• **Problem description**:
Set out every line bearing the string "this".

Entries from a dataset
▬▬▬▬▬▬▬▬▬▬
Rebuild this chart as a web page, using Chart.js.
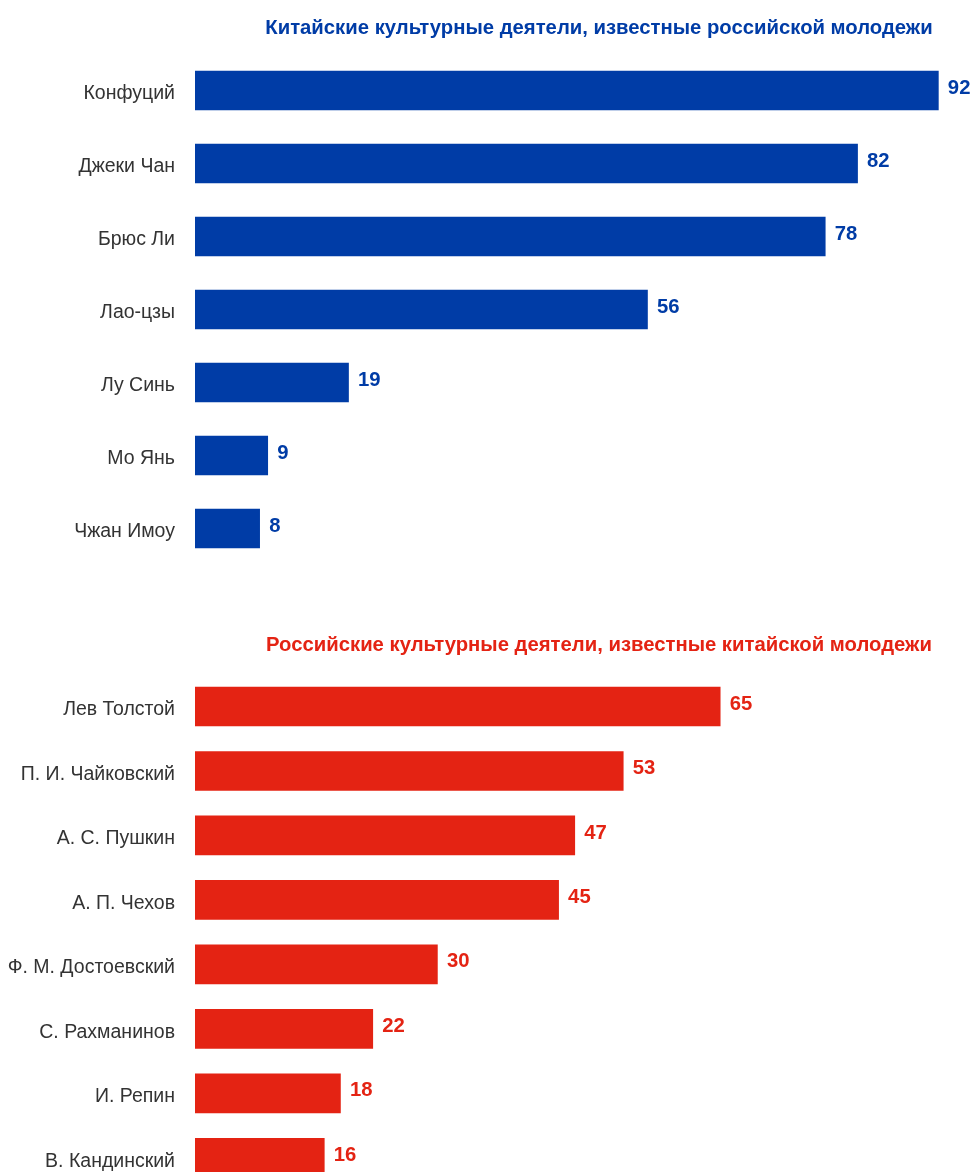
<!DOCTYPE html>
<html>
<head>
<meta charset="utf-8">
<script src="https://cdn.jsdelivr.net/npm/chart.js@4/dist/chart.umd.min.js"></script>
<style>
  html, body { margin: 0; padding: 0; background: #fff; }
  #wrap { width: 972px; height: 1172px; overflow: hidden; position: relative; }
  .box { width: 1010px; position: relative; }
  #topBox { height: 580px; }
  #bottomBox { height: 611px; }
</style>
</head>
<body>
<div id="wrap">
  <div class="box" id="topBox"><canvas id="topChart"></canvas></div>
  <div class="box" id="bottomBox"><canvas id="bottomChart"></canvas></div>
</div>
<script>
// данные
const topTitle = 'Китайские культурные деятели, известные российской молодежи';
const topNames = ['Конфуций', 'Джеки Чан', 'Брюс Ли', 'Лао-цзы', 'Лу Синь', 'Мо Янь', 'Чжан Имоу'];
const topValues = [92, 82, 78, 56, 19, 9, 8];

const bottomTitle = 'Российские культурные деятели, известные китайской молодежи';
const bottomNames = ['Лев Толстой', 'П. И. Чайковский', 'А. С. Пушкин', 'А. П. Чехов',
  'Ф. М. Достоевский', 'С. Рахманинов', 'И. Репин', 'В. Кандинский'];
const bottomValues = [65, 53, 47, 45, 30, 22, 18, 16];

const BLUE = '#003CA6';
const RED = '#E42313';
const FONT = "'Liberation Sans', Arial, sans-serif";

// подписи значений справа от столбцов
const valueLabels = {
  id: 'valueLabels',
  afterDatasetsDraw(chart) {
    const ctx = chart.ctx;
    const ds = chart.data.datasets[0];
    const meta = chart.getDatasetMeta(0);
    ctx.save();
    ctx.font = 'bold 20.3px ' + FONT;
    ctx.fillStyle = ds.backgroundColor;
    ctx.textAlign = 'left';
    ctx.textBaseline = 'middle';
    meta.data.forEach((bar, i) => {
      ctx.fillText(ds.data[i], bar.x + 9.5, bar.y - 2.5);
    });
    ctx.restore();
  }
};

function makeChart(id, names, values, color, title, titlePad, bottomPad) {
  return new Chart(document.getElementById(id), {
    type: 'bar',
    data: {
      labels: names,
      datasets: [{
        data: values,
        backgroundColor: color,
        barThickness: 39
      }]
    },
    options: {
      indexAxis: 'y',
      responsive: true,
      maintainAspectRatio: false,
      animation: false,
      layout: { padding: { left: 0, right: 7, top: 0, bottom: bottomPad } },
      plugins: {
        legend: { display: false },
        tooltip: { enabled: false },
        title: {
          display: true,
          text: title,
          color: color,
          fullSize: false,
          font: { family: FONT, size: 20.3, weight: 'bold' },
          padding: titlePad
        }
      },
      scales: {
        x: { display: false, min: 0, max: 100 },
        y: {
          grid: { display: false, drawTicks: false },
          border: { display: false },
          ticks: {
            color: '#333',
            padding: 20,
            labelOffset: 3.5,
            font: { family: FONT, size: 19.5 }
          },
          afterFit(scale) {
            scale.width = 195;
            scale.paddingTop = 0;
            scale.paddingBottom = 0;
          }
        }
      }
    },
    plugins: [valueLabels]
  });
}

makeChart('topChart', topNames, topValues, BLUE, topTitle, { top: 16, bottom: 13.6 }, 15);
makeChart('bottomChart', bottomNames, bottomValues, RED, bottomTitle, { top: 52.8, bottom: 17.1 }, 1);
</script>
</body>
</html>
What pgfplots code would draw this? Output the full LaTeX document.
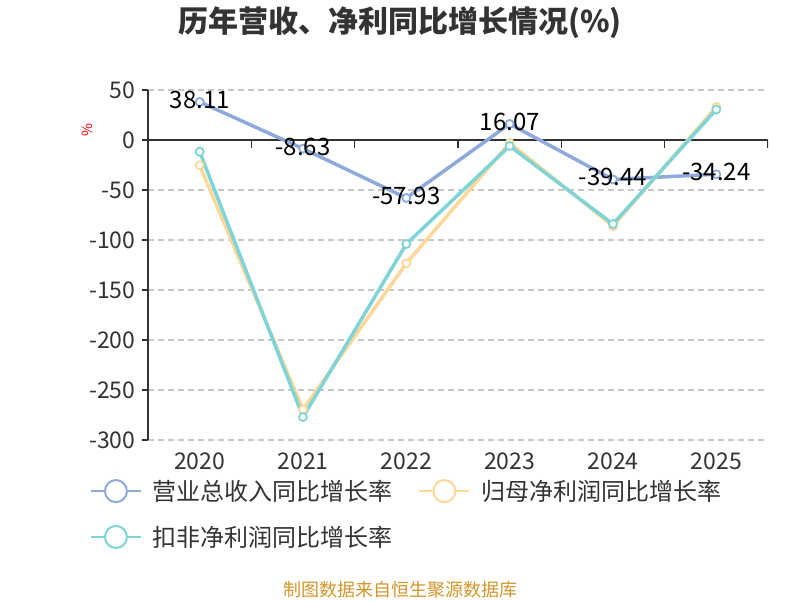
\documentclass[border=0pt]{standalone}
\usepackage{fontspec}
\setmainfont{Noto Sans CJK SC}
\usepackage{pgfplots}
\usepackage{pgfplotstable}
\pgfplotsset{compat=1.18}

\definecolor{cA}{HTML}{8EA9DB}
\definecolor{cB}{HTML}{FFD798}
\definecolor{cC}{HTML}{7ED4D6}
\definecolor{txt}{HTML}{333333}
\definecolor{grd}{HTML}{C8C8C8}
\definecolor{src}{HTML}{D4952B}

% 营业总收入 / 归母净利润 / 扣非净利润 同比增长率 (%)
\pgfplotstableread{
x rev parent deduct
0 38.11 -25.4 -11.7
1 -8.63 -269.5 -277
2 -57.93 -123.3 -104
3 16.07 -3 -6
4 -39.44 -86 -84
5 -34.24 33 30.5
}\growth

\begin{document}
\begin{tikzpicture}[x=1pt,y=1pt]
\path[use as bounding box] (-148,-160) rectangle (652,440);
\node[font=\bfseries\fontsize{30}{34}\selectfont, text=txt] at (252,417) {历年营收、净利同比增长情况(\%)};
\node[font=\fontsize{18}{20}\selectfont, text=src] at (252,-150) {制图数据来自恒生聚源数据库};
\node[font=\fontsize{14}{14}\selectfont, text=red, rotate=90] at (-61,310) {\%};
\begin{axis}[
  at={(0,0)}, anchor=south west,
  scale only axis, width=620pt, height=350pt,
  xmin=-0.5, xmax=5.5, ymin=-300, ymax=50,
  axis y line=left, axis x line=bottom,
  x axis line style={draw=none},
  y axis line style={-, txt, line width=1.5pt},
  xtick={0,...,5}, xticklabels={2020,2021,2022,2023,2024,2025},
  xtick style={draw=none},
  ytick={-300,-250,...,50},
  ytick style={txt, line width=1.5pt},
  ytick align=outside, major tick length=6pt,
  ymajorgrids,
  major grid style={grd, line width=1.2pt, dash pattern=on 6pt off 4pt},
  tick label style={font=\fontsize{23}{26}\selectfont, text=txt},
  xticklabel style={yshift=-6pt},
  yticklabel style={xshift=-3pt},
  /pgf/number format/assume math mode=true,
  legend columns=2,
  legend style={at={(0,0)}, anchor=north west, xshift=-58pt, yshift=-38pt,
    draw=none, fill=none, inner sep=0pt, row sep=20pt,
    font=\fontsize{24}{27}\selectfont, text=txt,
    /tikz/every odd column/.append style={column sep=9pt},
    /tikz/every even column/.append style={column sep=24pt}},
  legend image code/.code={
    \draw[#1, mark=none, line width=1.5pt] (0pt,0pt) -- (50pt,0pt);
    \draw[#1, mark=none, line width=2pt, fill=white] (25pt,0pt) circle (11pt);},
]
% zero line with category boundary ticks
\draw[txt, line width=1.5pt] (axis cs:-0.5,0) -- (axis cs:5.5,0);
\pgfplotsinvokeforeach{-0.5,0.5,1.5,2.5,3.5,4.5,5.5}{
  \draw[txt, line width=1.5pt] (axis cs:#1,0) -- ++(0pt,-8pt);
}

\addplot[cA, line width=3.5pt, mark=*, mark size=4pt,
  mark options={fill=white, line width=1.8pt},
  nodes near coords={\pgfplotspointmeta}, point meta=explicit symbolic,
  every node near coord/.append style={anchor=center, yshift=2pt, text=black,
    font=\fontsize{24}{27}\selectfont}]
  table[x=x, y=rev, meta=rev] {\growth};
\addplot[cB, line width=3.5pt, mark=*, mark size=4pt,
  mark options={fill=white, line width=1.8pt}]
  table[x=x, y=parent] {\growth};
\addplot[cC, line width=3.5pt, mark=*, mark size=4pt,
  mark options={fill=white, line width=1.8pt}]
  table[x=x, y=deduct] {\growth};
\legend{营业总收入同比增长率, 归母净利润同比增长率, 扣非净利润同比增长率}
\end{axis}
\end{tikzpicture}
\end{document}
▬▬▬▬▬▬▬▬▬▬
• **Completed exercise**:
Rebuild this chart as a web page, using Chart.js.
What pgfplots code would draw this? Output the full LaTeX document.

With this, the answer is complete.